One reason I'm enjoying this book is that I feel more of a connection to my life than I did with Gravity's Rainbow. Although these books have some similar themes they have different settings. They both deal with the Cold War and paranoia, but Pynchon did it in a roundabout way.
It's also amazing that this book was written before 9/11. I don't think I would appreciate it the same way if I read it before 9/11. The parts that take place in the 50's portray Americans living in a very similar time: scared, haunted, and at the mercy of the government.
Then, in the parts about the 90's, DeLillo taps in to the world of 24 hour news. I'm from the DC area and a few years back we had a sniper shooting down random people in the area. So when the character's are watching the news, the same tapes over and over, I could relate. And it's a gunman shooting from a car, so that also felt real.

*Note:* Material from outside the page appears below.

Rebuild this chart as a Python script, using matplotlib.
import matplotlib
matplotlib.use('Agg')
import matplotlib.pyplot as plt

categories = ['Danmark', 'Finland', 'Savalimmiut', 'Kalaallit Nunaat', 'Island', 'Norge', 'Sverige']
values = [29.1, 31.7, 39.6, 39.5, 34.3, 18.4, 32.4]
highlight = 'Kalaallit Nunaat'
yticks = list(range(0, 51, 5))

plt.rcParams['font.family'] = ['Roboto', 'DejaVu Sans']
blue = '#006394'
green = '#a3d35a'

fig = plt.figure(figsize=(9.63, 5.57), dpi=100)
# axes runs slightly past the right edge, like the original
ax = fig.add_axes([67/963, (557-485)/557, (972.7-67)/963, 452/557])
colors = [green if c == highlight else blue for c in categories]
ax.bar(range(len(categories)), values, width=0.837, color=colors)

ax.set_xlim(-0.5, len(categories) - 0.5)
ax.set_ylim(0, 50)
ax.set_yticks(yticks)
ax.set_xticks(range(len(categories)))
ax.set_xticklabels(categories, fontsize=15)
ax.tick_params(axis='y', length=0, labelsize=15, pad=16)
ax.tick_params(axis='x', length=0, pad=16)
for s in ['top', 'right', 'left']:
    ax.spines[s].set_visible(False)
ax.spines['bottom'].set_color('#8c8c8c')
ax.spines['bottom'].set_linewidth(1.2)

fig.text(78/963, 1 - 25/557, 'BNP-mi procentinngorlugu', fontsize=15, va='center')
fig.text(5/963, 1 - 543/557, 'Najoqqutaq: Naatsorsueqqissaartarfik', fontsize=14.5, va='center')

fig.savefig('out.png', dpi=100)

They talk about Encyclopedic novels being prophetic...but only because they are set in the recent past. Many things about DeLillo's book go beyond that...and I get that same creepy feeling that we all got by looking at the cover. It was written in the 90's but it just seems so relevant to our post-9/11 world. Was DeLillo onto something? Or are we really living in a New Cold War?
I think in some ways this book is showing some amazing parallels between the post Cold War era and the widespread paranoia of the earlier period. I am inclined to agree with this book's supposition. Society attempts to be jaded, but truly is completely paranoid nowadays. People watch the obscene, attention-grabbing news nightly, some people are still scared to board airplanes, and, just like what recently happened in Boston, many will immediately report a suspicious looking box (does it contain a bomb?). One of the defining characteristics of the Cold War was the overwhelming mass hysteria, and I don't think we have completely done away with that. However, how can we? Everyday technology is being made more and more destructive, and now with disease scares, it is impossible to feel completely safe. I think the technology poses a double-edged sword. While making it to feel safe, we end up making ourselves even more scared. What do you think?
There are so many references to the World Trade Center that really do seem eery. Page 184, when Nick is looking at the Fresh Kills landfill: "The towers of the World Trade Center were visible in the distance and he sensed a poetic balance between that idea and this one..."
Again on 372: "The World Trade Center was under construction, already towering, twin-towering, with cranes tilted at the summits and work elevators sliding up the flanks. She saw it almost everywhere she went... 'I think of it as one, not two,' she said. 'Even though there are clearly two towers. It's a single enitity, isn't it?' "Very terrible thing but you have to look at it, I think.' 'Yes, you have to look.'"
This passage in particular struck me. Why does the man call the towers a terrible thing? It takes on a whole new meaning when reading from our point of view-- the idea that the demolished towers, and horrible acts of violence in general, are terrible things, but you have to look. You can't ignore it, and it's hard to not want to look at horrific events-- the highway killer video, "rubberneckers" during car crashes, etc. There's this perverse fascination with the horrible, which was first introduced in the Prologue, with J. Edgar Hoover and The Tragedy of Death.